巨大ターミナルの渋谷駅。再開発事業の一環で、2013年3月末で閉店した東急百貨店東横店の建物3階にある地下鉄銀座線のホームを、そっくり東へ130m移す。

 完成予定は2021年度。同時に進む駅ビル建て替えや駅前広場整備などの事業と調整しながら、10年度の着工から10年以上をかけた一大移設プロジェクトだ。その間、銀座線の営業は止めない。

 現場では、新しいホームを支えることになる5基の橋脚のうち、1基がこのほど完成。その1基だけでも約2年を要した。このコラムでは、1回目に移設事業全体の流れをまず説明し、2回目に現在進行中の工事を詳しくお伝えする。

閉店した百貨店建物内の渋谷駅に列車が入っていく銀座線の高架橋。新しいホームを支えることになる橋脚1基が4月に完成した(写真:ケンプラッツ)
閉店した百貨店建物内の渋谷駅に列車が入っていく銀座線の高架橋。新しいホームを支えることになる橋脚1基が4月に完成した(写真:ケンプラッツ)

渋谷駅全部を造り替え

銀座線ホーム移設を含む渋谷駅再開発のイメージ
現在の状況
現在の状況(資料:渋谷区)
再開発後
再開発後。銀座線ホームは東へ移設する(資料:渋谷区)
銀座線ホームは東へ130m移し、相対式から島式にする(資料:渋谷区)

 渋谷駅は、JR、私鉄、地下鉄の6駅8線が集中し、東京都内最大級のバスターミナルもある。国内でも有数の公共交通のターミナルだが、それぞれが段階的に整備されてきたために、動線は複雑で、バリアフリーへの対応が難しく、乗り換えも不便だった。そこで、これらを再整備すると同時に駅周辺を再開発することになった。

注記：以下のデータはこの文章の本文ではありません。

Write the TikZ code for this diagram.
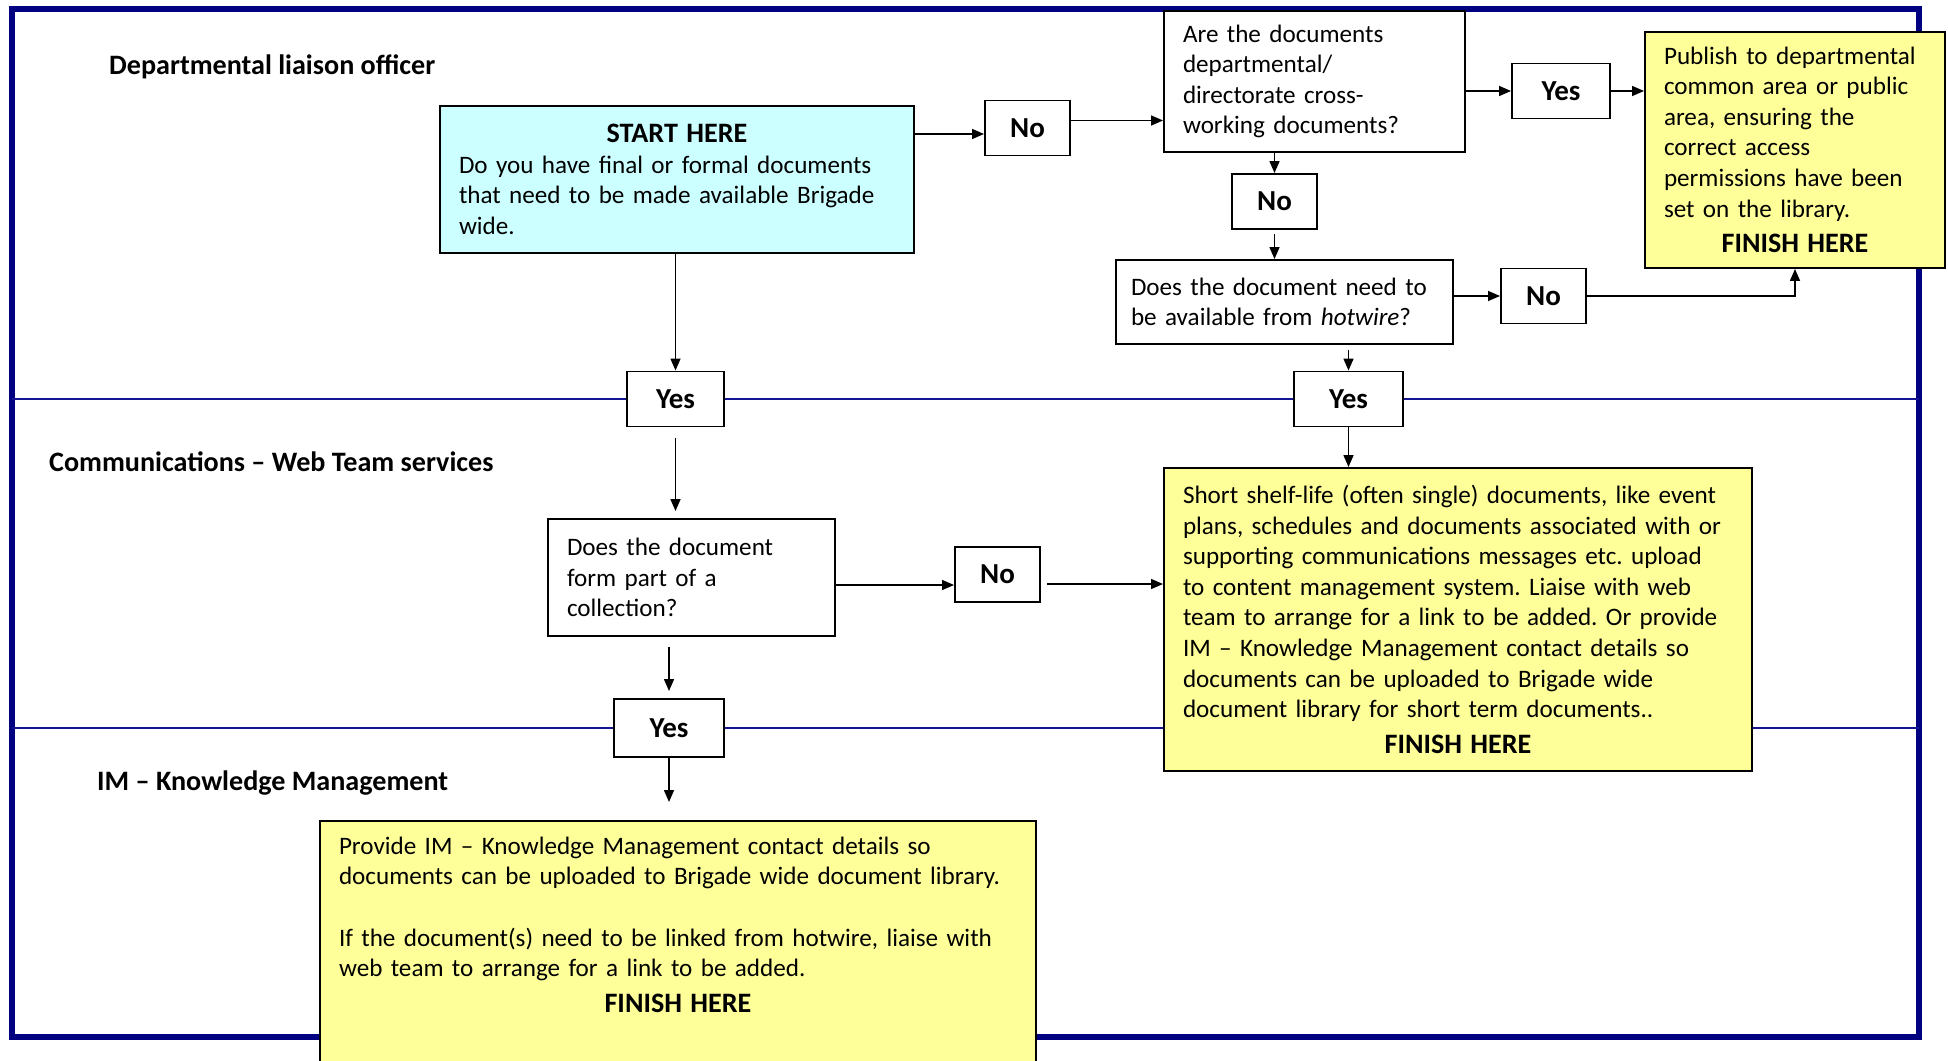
\documentclass[tikz,border=0pt]{standalone}
\usepackage{fontspec}
\setmainfont{Carlito}
\usetikzlibrary{positioning, arrows.meta, calc}

\definecolor{framenavy}{RGB}{0,0,128}
\definecolor{lanenavy}{RGB}{20,20,145}
\definecolor{startcyan}{RGB}{204,255,255}
\definecolor{finishyellow}{RGB}{255,255,153}

\newcommand{\bodyfont}{\fontsize{14.3}{17.4}\selectfont\frenchspacing}
\newcommand{\headfont}{\fontsize{16}{17.4}\selectfont\bfseries}
\newcommand{\finishhere}{\makebox[\linewidth]{\headfont FINISH HERE}}

\begin{document}
\begin{tikzpicture}[
  font=\bodyfont,
  lanebar/.style={draw=lanenavy, line width=1.4pt},
  lanename/.style={anchor=west, font=\headfont},
  box/.style={draw, line width=1.1pt, align=left, inner xsep=0.38cm, inner ysep=0pt},
  startbox/.style={box, fill=startcyan},
  endbox/.style={box, fill=finishyellow},
  answer/.style={draw, line width=1.1pt, fill=white, minimum width=1.7cm,
                 minimum height=1.1cm, inner sep=0pt, font=\fontsize{16.5}{18}\selectfont\bfseries},
  flow/.style={-{Triangle[length=2.4mm, width=2mm]}, line width=0.85pt},
]
  \useasboundingbox (0,0) rectangle (38.96,-21.22);

  % --- swimlane frame ---
  \def\Lft{0.24} \def\Rgt{38.38}
  \def\LaneA{-7.98} \def\LaneB{-14.56}
  \draw[framenavy, line width=3pt] (\Lft,-0.18) rectangle (\Rgt,-20.74);
  \draw[lanebar] (\Lft,\LaneA) -- (\Rgt,\LaneA);
  \draw[lanebar] (\Lft,\LaneB) -- (\Rgt,\LaneB);

  % --- lane names ---
  \node[lanename] (dlo) at (2.06,-1.33) {Departmental liaison officer};
  \node[lanename] (web) at (0.86,-9.24) {Communications -- Web Team services};
  \node[lanename] (ikm) at (1.82,-15.66) {IM -- Knowledge Management};

  % --- departmental lane ---
  \node[startbox, text width=8.72cm, minimum height=2.94cm] (start) at (13.54,-3.59)
    {\makebox[\linewidth]{\headfont START HERE}\\
     Do you have final or formal documents\\
     that need to be made available Brigade\\
     wide.};
  \node[answer] (no1) at (20.55,-2.56) {No};
  \node[box, text width=5.26cm, minimum height=2.82cm] (cross) at (26.29,-1.63)
    {Are the documents\\ departmental/\\ directorate cross-\\ working documents?};
  \node[answer, minimum width=1.96cm] (yes1) at (31.22,-1.82) {Yes};
  \node[endbox, text width=5.24cm, minimum height=4.72cm] (publish) at (35.9,-3.0)
    {Publish to departmental\\ common area or public\\ area, ensuring the\\
     correct access\\ permissions have been\\ set on the library.\\[3pt]
     \finishhere};
  \node[answer] (no2) at (25.49,-4.03) {No};
  \node[box, text width=6.14cm, inner xsep=0.3cm, minimum height=1.68cm] (hotwire) at (25.69,-6.04)
    {Does the document need to\\ be available from \textit{hotwire}?};
  \node[answer] (no3) at (30.87,-5.92) {No};

  % --- answers on the lane boundary ---
  \node[answer, minimum width=1.94cm] (yesL) at (13.51,\LaneA) {Yes};
  \node[answer, minimum width=2.18cm] (yesR) at (26.97,\LaneA) {Yes};

  % --- web team lane ---
  \node[box, text width=4.98cm, minimum height=2.34cm] (collect) at (13.83,-11.55)
    {Does the document\\ form part of a\\ collection?};
  \node[answer] (no4) at (19.95,-11.49) {No};
  \node[endbox, text width=11.0cm, minimum height=6.06cm] (shortlife) at (29.16,-12.39)
    {Short shelf-life (often single) documents, like event\\
     plans, schedules and documents associated with or\\
     supporting communications messages etc. upload\\
     to content management system. Liaise with web\\
     team to arrange for a link to be added. Or provide\\
     IM -- Knowledge Management contact details so\\
     documents can be uploaded to Brigade wide\\
     document library for short term documents..\\[3pt]
     \finishhere};
  \node[answer, minimum width=2.2cm, minimum height=1.16cm] (yesM) at (13.38,\LaneB) {Yes};

  % --- knowledge management lane ---
  \node[endbox, text width=13.56cm, inner ysep=0.32cm, anchor=north] (library) at (13.56,-16.4)
    {Provide IM -- Knowledge Management contact details so\\
     documents can be uploaded to Brigade wide document library.\\[\baselineskip]
     If the document(s) need to be linked from hotwire, liaise with\\
     web team to arrange for a link to be added.\\[3pt]
     \finishhere\rule[-1.3cm]{0pt}{0pt}};

  % --- connectors ---
  \draw[flow] ([yshift=-0.12cm]start.east |- no1.west) -- ([yshift=-0.12cm]no1.west);
  \draw[flow] ([yshift=0.15cm]no1.east) -- ([yshift=0.15cm]no1.east -| cross.west);
  \draw[flow] (cross.east |- yes1.west) -- (yes1.west);
  \draw[flow] (yes1.east) -- (yes1.east -| publish.west);
  \draw[flow] (cross.south -| no2.north) -- (no2.north);
  \draw[flow, shorten <=0.08cm] (no2.south) -- (no2.south |- hotwire.north);
  \draw[flow] (hotwire.east |- no3.west) -- (no3.west);
  \draw[flow] (no3.east) -| (publish.south);
  \draw[flow, shorten <=0.1cm] (hotwire.south -| yesR.north) -- (yesR.north);
  \draw[flow] (yesR.south) -- (yesR.south |- shortlife.north);
  \draw[flow] (start.south -| yesL.north) -- (yesL.north);
  \draw[flow, shorten <=0.22cm, shorten >=0.14cm] (yesL.south) -- (yesL.south |- collect.north);
  \draw[flow] ([yshift=-0.15cm]collect.east) -- ([yshift=-0.15cm]collect.east -| no4.west);
  \draw[flow, shorten <=0.12cm] ([yshift=-0.19cm]no4.east) -- ([yshift=-0.19cm]no4.east -| shortlife.west);
  \draw[flow, shorten <=0.2cm, shorten >=0.14cm] (yesM.north |- collect.south) -- (yesM.north);
  \draw[flow, shorten >=0.36cm] (yesM.south) -- (yesM.south |- library.north);
\end{tikzpicture}
\end{document}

 05年12月に渋谷駅周辺地区が都市再生緊急整備地区に指定されたのを受けて、渋谷区では07年に「渋谷駅中心街区まちづくりガイドライン2007」を作成したのに続いて、具体的な整備内容を盛り込んだガイドラインを10年に策定。5地区の再開事業や基盤整備を実施していく方針を打ち出した。

 12年には、この先導的プロジェクトである複合商業施設の「渋谷ヒカリエ」が完成し、13年3月には、東急東横線が地下に移った。同線移転後のホームなどの駅設備や駅と一体化していた東急百貨店東横店の建物は解体して再開発する。同じ建物に入っていた銀座線渋谷駅の移設も、これに伴うものだ。

 渋谷駅再開発の事業計画は、13年6月17日付で都市計画決定した。